As inovações trazidas pelo novo diploma legal doméstico são muitas, que por um lado garantiu certa igualdade aos trabalhadores domésticos frente aos trabalhadores celetistas, mas por outro lado representou maiores custos para o empregador doméstico, cujos efeitos práticos nas relações laborais domésticas ainda deverão ser profundamente estudadas, escapando-se de qualquer juízo valorativo atrelado ao senso comum teórico.

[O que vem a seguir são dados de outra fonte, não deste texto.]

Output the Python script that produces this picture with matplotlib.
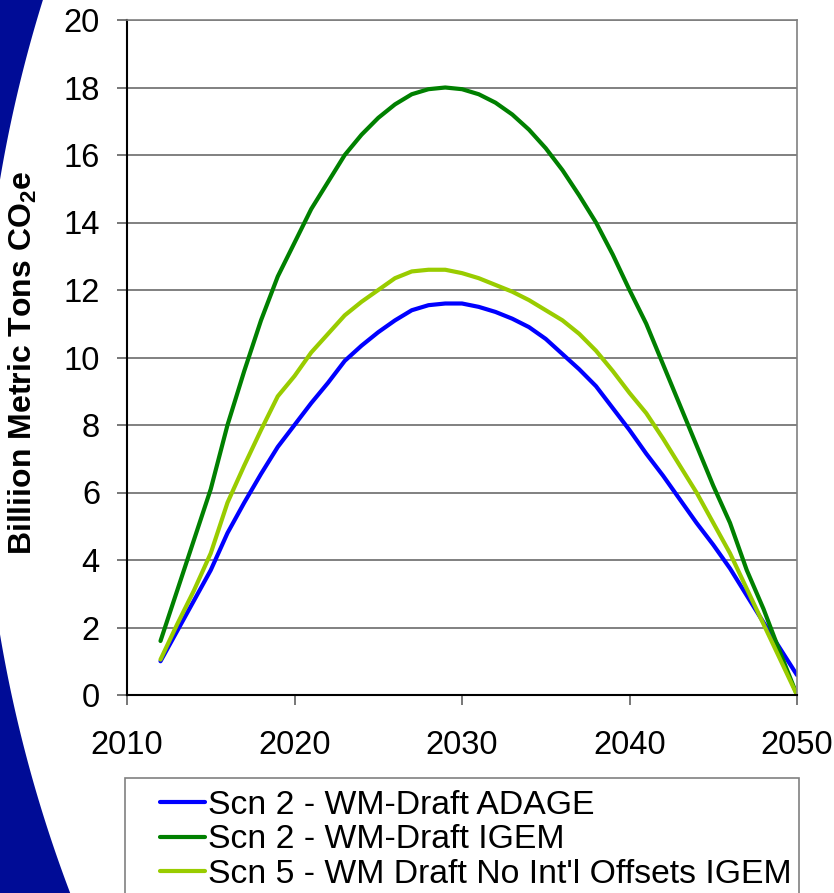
import numpy as np
import matplotlib
matplotlib.use("Agg")
import matplotlib.pyplot as plt
from matplotlib.patches import Rectangle

plt.rcParams['font.family'] = ['Liberation Sans', 'DejaVu Sans']
plt.rcParams['mathtext.fontset'] = 'custom'
plt.rcParams['mathtext.rm'] = 'Liberation Sans'
plt.rcParams['mathtext.bf'] = 'Liberation Sans:bold'

# data (billion metric tons CO2e)
years = list(range(2012, 2051))
adage = [1.0, 1.9, 2.8, 3.7, 4.8, 5.7, 6.55, 7.35, 8.0, 8.65,
         9.25, 9.9, 10.35, 10.75, 11.1, 11.4, 11.55, 11.6, 11.6, 11.5,
         11.35, 11.15, 10.9, 10.55, 10.1, 9.65, 9.15, 8.5, 7.85, 7.15,
         6.5, 5.8, 5.1, 4.45, 3.75, 2.95, 2.15, 1.37, 0.59]
igem = [1.6, 3.1, 4.6, 6.1, 8.0, 9.6, 11.1, 12.4, 13.4, 14.4,
        15.2, 16.0, 16.6, 17.1, 17.5, 17.8, 17.95, 18.0, 17.95, 17.8,
        17.55, 17.2, 16.75, 16.2, 15.55, 14.8, 14.0, 13.05, 12.0, 11.0,
        9.8, 8.6, 7.4, 6.2, 5.1, 3.7, 2.55, 1.25, 0.0]
no_offsets = [1.05, 2.1, 3.1, 4.2, 5.7, 6.8, 7.85, 8.85, 9.45, 10.15,
              10.7, 11.25, 11.65, 12.0, 12.35, 12.55, 12.6, 12.6, 12.5, 12.35,
              12.15, 11.95, 11.7, 11.4, 11.1, 10.7, 10.2, 9.6, 8.95, 8.35,
              7.6, 6.8, 6.0, 5.1, 4.2, 3.15, 2.1, 1.05, 0.0]

labels = ["Scn 2 - WM-Draft ADAGE",
          "Scn 2 - WM-Draft IGEM",
          "Scn 5 - WM Draft No Int'l Offsets IGEM"]
colors = ['#0000ff', '#008000', '#99cc00']

W, H = 834, 893
fig = plt.figure(figsize=(W / 100, H / 100), dpi=100)

# blue slide decoration on the left edge
bg = fig.add_axes([0, 0, 1, 1], zorder=-1)
bg.set_xlim(0, W)
bg.set_ylim(H, 0)
bg.axis('off')
ys = np.linspace(0, H, 300)
cx, cy, r = 1350.0, 407.0, 1369.0
xs = cx - np.sqrt(r ** 2 - (ys - cy) ** 2)
bg.fill_betweenx(ys, -60, xs, color='#000c96', lw=0)

ax = fig.add_axes([127 / W, 1 - 695 / H, (797 - 127) / W, (695 - 20) / H])
ax.set_facecolor('none')

for vals, lab, col in zip([adage, igem, no_offsets], labels, colors):
    ax.plot(years, vals, color=col, lw=3, label=lab, solid_capstyle='round')

ax.set_xlim(2010, 2050)
ax.set_ylim(0, 20)
ax.set_xticks(range(2010, 2051, 10))
ax.set_yticks(range(0, 21, 2))
ax.yaxis.grid(True, color='#808080', lw=1.4)
ax.set_axisbelow(True)

for side in ['left', 'bottom']:
    ax.spines[side].set_color('black')
    ax.spines[side].set_linewidth(1.5)
for side in ['top', 'right']:
    ax.spines[side].set_color('#808080')
    ax.spines[side].set_linewidth(1.2)

ax.tick_params(axis='y', length=7.5, width=1.2, color='#606060', pad=12, labelsize=23.5)
ax.tick_params(axis='x', length=7.5, width=1.2, color='#606060', pad=18, labelsize=23.5)

ax.set_ylabel(r'Billiion Metric Tons CO$_\mathbf{2}$e', fontsize=23, fontweight='bold')
ax.yaxis.set_label_coords((39 - 127) / (797 - 127), 0.492)

# legend box, runs off the bottom of the picture
fig.patches.append(Rectangle((125 / W, -0.05), (799 - 125) / W, (H - 778) / H + 0.05,
                             transform=fig.transFigure, fill=False,
                             edgecolor='#808080', lw=1.2))
handles, labs = ax.get_legend_handles_labels()
fig.legend(handles, labs, loc='upper left', bbox_to_anchor=(160 / W, 1 - 790 / H),
           frameon=False, fontsize=24.3, borderpad=0, borderaxespad=0,
           handlelength=1.33, handletextpad=0.1, labelspacing=0.1)

fig.savefig('out.png', dpi=100)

A ampliação de direitos para o trabalhador doméstico pode aumentar as demissões neste setor e fomentar aqueles trabalhadores excluídos da lei dos domésticos, ou seja, uma maior contratação de diaristas ou autônomos, sem vínculo empregatício. Note que antes da edição da nova lei, ao empregado doméstico eram resguardados alguns direitos, mesmo que em menor número ainda os diferenciava das diaristas ou dos autônomos.

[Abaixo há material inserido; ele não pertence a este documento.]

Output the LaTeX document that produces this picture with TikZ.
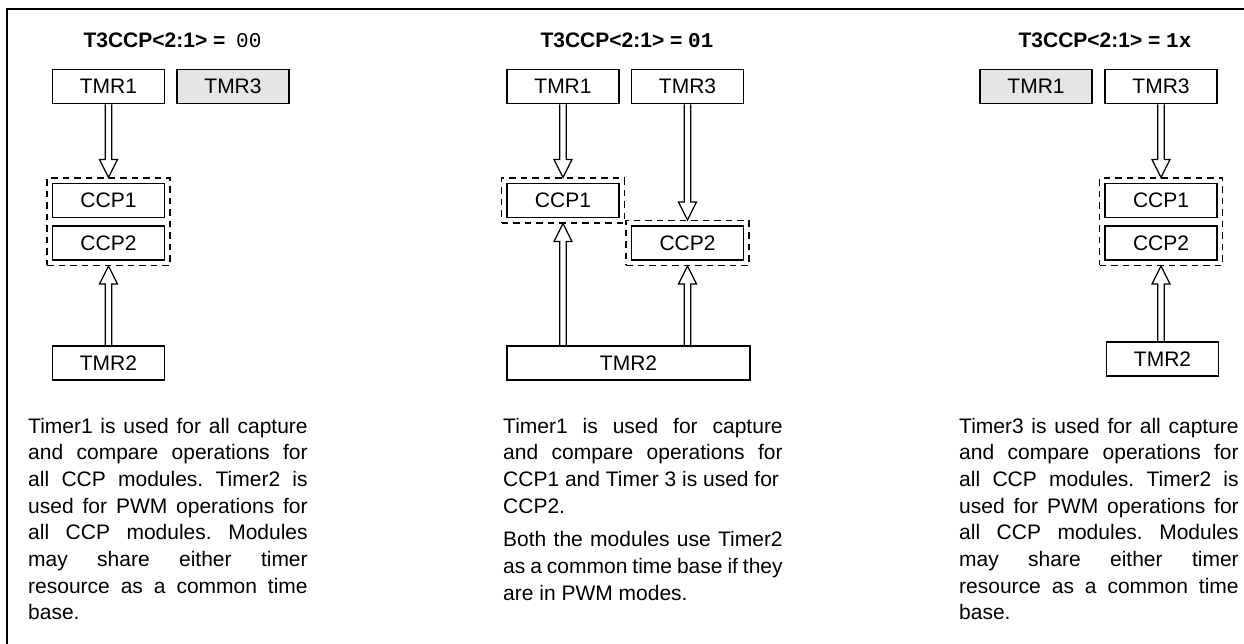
\documentclass[tikz,border=0pt]{standalone}
\usepackage{fontspec}
\setmainfont{Liberation Sans}
\setmonofont{Liberation Mono}
\usetikzlibrary{calc,fit}
\frenchspacing

\tikzset{
  tmr/.style={draw, line width=1.7pt, minimum width=112pt, minimum height=34pt,
    inner sep=0pt, font=\fontsize{21}{24}\selectfont},
  unused/.style={tmr, fill=black!10},
  ccpgroup/.style={draw, dash pattern=on 6.5pt off 5pt, line width=1.4pt, inner sep=4.5pt},
  hollow/.style={draw, line width=1.2pt, to path={
    let \p1=(\tikztostart), \p2=(\tikztotarget), \n1={18*sign(\y1-\y2)} in
    (\x1-3.3pt,\y1) -- (\x1-3.3pt,\y2+\n1) -- (\x1-9pt,\y2+\n1) -- (\x1,\y2)
    -- (\x1+9pt,\y2+\n1) -- (\x1+3.3pt,\y2+\n1) -- (\x1+3.3pt,\y1)}},
  heading/.style={anchor=base, inner sep=0pt, font=\fontsize{21}{24}\selectfont\bfseries},
  note/.style={anchor=base west, inner sep=0pt, text width=279.5pt, align=justify,
    font=\fontsize{21}{26.7}\selectfont}
}

\begin{document}
\begin{tikzpicture}[x=1pt,y=-1pt]
    \useasboundingbox (0,0) rectangle (1244,643);
    \clip (0,0) rectangle (1244,643);
    \draw[line width=2pt] (6.5,700) -- (6.5,8.5) -- (1300,8.5);

    % T3CCP<2:1> = 00
    \node[heading] (heada) at (172.5,47) {T3CCP<2:1> = \hspace{5pt}{\mdseries\ttfamily 00}};
    \node[tmr] (tmronea) at (108.5,86.5) {TMR1};
    \node[unused] (tmrthreea) at (233,86.5) {TMR3};
    \node[tmr] (ccponea) at (108.5,200.5) {CCP1};
    \node[tmr] (ccptwoa) at (108.5,243) {CCP2};
    \node[ccpgroup, fit=(ccponea)(ccptwoa)] (groupa) {};
    \node[tmr] (tmrtwoa) at (108.5,363) {TMR2};
    \draw[hollow] (tmronea.south) to (groupa.north);
    \draw[hollow] (tmrtwoa.north) to (groupa.south);
    \node[note] (notea) at (28,433) {Timer1 is used for all capture\linebreak
      and compare operations for\linebreak all CCP modules. Timer2 is\linebreak
      used for PWM operations for\linebreak all CCP modules. Modules\linebreak
      may share either timer\linebreak resource as a common time\linebreak base.};

    % T3CCP<2:1> = 01
    \node[heading] (headb) at (627,47) {T3CCP<2:1> = {\ttfamily 01}};
    \node[tmr] (tmroneb) at (563,86.5) {TMR1};
    \node[tmr] (tmrthreeb) at (687.5,86.5) {TMR3};
    \node[tmr] (ccponeb) at (563,200.5) {CCP1};
    \node[tmr] (ccptwob) at (687.5,243) {CCP2};
    \node[ccpgroup, fit=(ccponeb)] (groupb) {};
    \node[ccpgroup, fit=(ccptwob)] (groupc) {};
    \node[tmr, minimum width=243pt] (tmrtwob) at (628.5,363) {TMR2};
    \draw[hollow] (tmroneb.south) to (groupb.north);
    \draw[hollow] (tmrthreeb.south) to (groupc.north);
    \draw[hollow] (tmrtwob.north -| ccponeb) to (groupb.south);
    \draw[hollow] (tmrtwob.north -| ccptwob) to (groupc.south);
    \node[note] (noteb) at (503,433) {Timer1 is used for capture\linebreak
      and compare operations for\linebreak CCP1 and Timer 3 is used for\\
      CCP2.\\[7pt]
      Both the modules use Timer2\linebreak as a common time base if they\linebreak
      are in PWM modes.};

    % T3CCP<2:1> = 1x
    \node[heading] (headc) at (1105,47) {T3CCP<2:1> = {\ttfamily 1x}};
    \node[unused] (tmronec) at (1036,86.5) {TMR1};
    \node[tmr] (tmrthreec) at (1161,86.5) {TMR3};
    \node[tmr] (ccponec) at (1161,200.5) {CCP1};
    \node[tmr] (ccptwoc) at (1161,243) {CCP2};
    \node[ccpgroup, fit=(ccponec)(ccptwoc)] (groupd) {};
    \node[tmr] (tmrtwoc) at (1162.5,359) {TMR2};
    \draw[hollow] (tmrthreec.south) to (groupd.north);
    \draw[hollow] (tmrtwoc.north -| tmrthreec) to (groupd.south);
    \node[note] (notec) at (959,433) {Timer3 is used for all capture\linebreak
      and compare operations for\linebreak all CCP modules. Timer2 is\linebreak
      used for PWM operations for\linebreak all CCP modules. Modules\linebreak
      may share either timer\linebreak resource as a common time\linebreak base.};
\end{tikzpicture}
\end{document}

A preocupação resta lastreada que tal mudança possa gerar uma grande instabilidade aos “empregados domésticos” que, devido a alta carga trabalhista, somado às instabilidades político-financeiras vivenciadas pelo país, o mercado de trabalho doméstico diminua drasticamente, fazendo com que este trabalhador seja obrigado a retornar à informalidade, sem qualquer direito trabalhista.

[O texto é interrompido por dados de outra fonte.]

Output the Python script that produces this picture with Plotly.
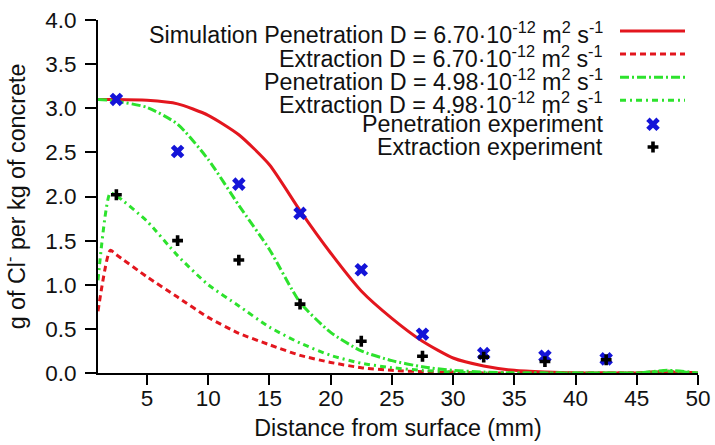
import plotly.graph_objects as go

# ---- data ----
x_sim = [1, 2, 2.5, 5, 7.5, 10, 12.5, 15, 17.5, 20, 22.5, 25, 27.5, 30, 32.5, 35, 37.5, 40, 42.5, 45, 47.5, 50]
pen_670 = [3.10, 3.10, 3.10, 3.09, 3.05, 2.92, 2.70, 2.36, 1.84, 1.36, 0.93, 0.62, 0.36, 0.17, 0.08, 0.03, 0.01, 0.0, 0.0, 0.0, 0.01, 0.0]
ext_670 = [0.70, 1.39, 1.34, 1.09, 0.86, 0.63, 0.45, 0.32, 0.20, 0.12, 0.06, 0.03, 0.015, 0.01, 0.0, 0.0, 0.0, 0.0, 0.0, 0.0, 0.02, 0.0]
pen_498 = [3.10, 3.09, 3.08, 3.01, 2.82, 2.42, 1.90, 1.40, 0.80, 0.46, 0.25, 0.14, 0.07, 0.03, 0.01, 0.0, 0.0, 0.0, 0.0, 0.0, 0.03, 0.0]
ext_498 = [1.05, 2.04, 2.01, 1.72, 1.33, 1.00, 0.76, 0.52, 0.34, 0.20, 0.11, 0.06, 0.03, 0.01, 0.0, 0.0, 0.0, 0.0, 0.0, 0.0, 0.02, 0.0]

x_exp = [2.5, 7.5, 12.5, 17.5, 22.5, 27.5, 32.5, 37.5, 42.5]
pen_exp = [3.10, 2.51, 2.14, 1.81, 1.17, 0.44, 0.22, 0.19, 0.16]
ext_exp = [2.02, 1.50, 1.28, 0.78, 0.36, 0.19, 0.18, 0.13, 0.15]

x_ticks = [5, 10, 15, 20, 25, 30, 35, 40, 45, 50]
y_ticks = [0.0, 0.5, 1.0, 1.5, 2.0, 2.5, 3.0, 3.5, 4.0]

legend_labels = [
    "Simulation Penetration D = 6.70·10<sup>-12</sup> m<sup>2</sup> s<sup>-1</sup>",
    "Extraction D = 6.70·10<sup>-12</sup> m<sup>2</sup> s<sup>-1</sup>",
    "Penetration D = 4.98·10<sup>-12</sup> m<sup>2</sup> s<sup>-1</sup>",
    "Extraction D = 4.98·10<sup>-12</sup> m<sup>2</sup> s<sup>-1</sup>",
    "Penetration experiment",
    "Extraction experiment",
]

RED = "#e3161e"
GREEN = "#2de22d"
BLUE = "#1414d8"
FONT = "Liberation Sans, Arial, sans-serif"
FS = 23.3
TFS = 22.5

W, H = 715, 445
ml, mr, mt, mb = 98, 17, 20, 72
pw, ph = W - ml - mr, H - mt - mb

styles = [
    dict(color=RED, width=3, dash="solid"),
    dict(color=RED, width=3, dash="6px,4px"),
    dict(color=GREEN, width=3, dash="9px,3px,2px,3px"),
    dict(color=GREEN, width=3, dash="6px,4px,2px,4px"),
]

fig = go.Figure()
for ys, st in zip([pen_670, ext_670, pen_498, ext_498], styles):
    fig.add_trace(go.Scatter(x=x_sim, y=ys, mode="lines", line=dict(shape="spline", smoothing=0.6, **st),
                             showlegend=False, hoverinfo="skip", cliponaxis=False))

fig.add_trace(go.Scatter(x=x_exp, y=pen_exp, mode="markers",
                         marker=dict(symbol="x", size=12, color=BLUE, line=dict(width=0)),
                         showlegend=False))
fig.add_trace(go.Scatter(x=x_exp, y=ext_exp, mode="markers",
                         marker=dict(symbol="cross", size=9, color="black", line=dict(width=0)),
                         showlegend=False))

# ---- custom legend (symbols on the right, text right-aligned) ----
row_px = [31, 54, 77.3, 100.3, 124.3, 147]
def py(p):
    return (H - mb - p) / ph
def px(p):
    return (p - ml) / pw

x0, x1 = px(620), px(685)
xm = px(653)
for i, st in enumerate(styles):
    fig.add_trace(go.Scatter(x=[x0, x1], y=[py(row_px[i])] * 2, mode="lines", line=st,
                             xaxis="x2", yaxis="y2", showlegend=False, hoverinfo="skip"))
fig.add_trace(go.Scatter(x=[xm], y=[py(row_px[4])], mode="markers", xaxis="x2", yaxis="y2",
                         marker=dict(symbol="x", size=12, color=BLUE, line=dict(width=0)),
                         showlegend=False, hoverinfo="skip"))
fig.add_trace(go.Scatter(x=[xm], y=[py(row_px[5])], mode="markers", xaxis="x2", yaxis="y2",
                         marker=dict(symbol="cross", size=9, color="black", line=dict(width=0)),
                         showlegend=False, hoverinfo="skip"))

text_dy = [2.5, 2.5, 2.5, 2.5, 0, 0]
for i, lab in enumerate(legend_labels):
    fig.add_annotation(x=px(605), y=py(row_px[i] + text_dy[i]), xref="paper", yref="paper",
                       text=lab, showarrow=False, xanchor="right", yanchor="middle",
                       font=dict(size=FS, color="#111111", family=FONT))

axis_common = dict(showline=True, linecolor="black", linewidth=2, ticks="outside",
                   tickwidth=2, tickcolor="black", showgrid=False, zeroline=False, automargin=False,
                   tickfont=dict(size=TFS, color="#111111", family=FONT))

fig.update_layout(
    width=W, height=H,
    margin=dict(l=ml, r=mr, t=mt, b=mb, autoexpand=False),
    paper_bgcolor="white", plot_bgcolor="white",
    font=dict(family=FONT, color="#111111"),
    xaxis=dict(range=[1, 50], tickvals=x_ticks, ticklen=10, ticklabelstandoff=-6, **axis_common,
               title=dict(text="Distance from surface (mm)", font=dict(size=FS, family=FONT), standoff=10)),
    yaxis=dict(range=[0, 4.0], tickvals=y_ticks, tickformat=".1f", ticklen=11, ticklabelstandoff=4,
               **axis_common,
               title=dict(text="g of Cl<sup>-</sup> per kg of concrete", font=dict(size=FS, family=FONT), standoff=16)),
    xaxis2=dict(range=[0, 1], overlaying="x", visible=False),
    yaxis2=dict(range=[0, 1], overlaying="y", visible=False),
)

fig.write_html("out.html", config={"displayModeBar": False},
               post_script="document.body.style.margin='0px';document.body.style.padding='0px';")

Cumpre destacar que a nova lei tornou obrigatório o controle de jornada do empregado doméstico, devendo o empregador fazer o controle. Com isso, outra problemática rascunha-se, ou seja, o empregador é obrigado a fazer prova do controle, uma vez rejeitada tal prova, o ônus probatório será inviável de outra forma, pois na grande maioria dos casos, os lares familiares não contam com mais de um empregado doméstico, impossibilitando a prova testemunhal, uma vez que as pessoas aptas para a comprovação da jornada cingem-se aos integrantes da família, considerados parciais/suspeitos perante o judiciário.

O novo diploma não deixou solução clara para a situação daquele trabalhador doméstico que reside no lar da família empregadora em seu período de férias, ou seja, a nova lei dos domésticos não apontou o responsável pelo custeio das despesas do empregado em seu período de férias quando residente no mesmo lar da prestação de serviço.  Por fim, a LC150/15 limitou que somente os maiores de 18 anos podem ser considerados trabalhadores doméstico, resguardando a informalidade para os jovens de 15 a 18 anos que desempenham este trabalhopor evadir das regiões rurais ou interioranas com este único ofício, historicamente conhecido no Brasil.

Em tese a Nova Lei dos Domésticos trouxe muitos avanços, mas como toda alteração legal, muitas incertezas e desacertos podem ocorrem. O maior temor é que esta proteção conferida acabe por prejudicar justamente os reais destinatários do novo diploma legal, e acabe aumentando ainda mais o volume de reclamatórias trabalhistas no Judiciário.

Aproveitamos a oportunidade para desejar um FELIZ NATAL a todos os leitores do Empório do Direito!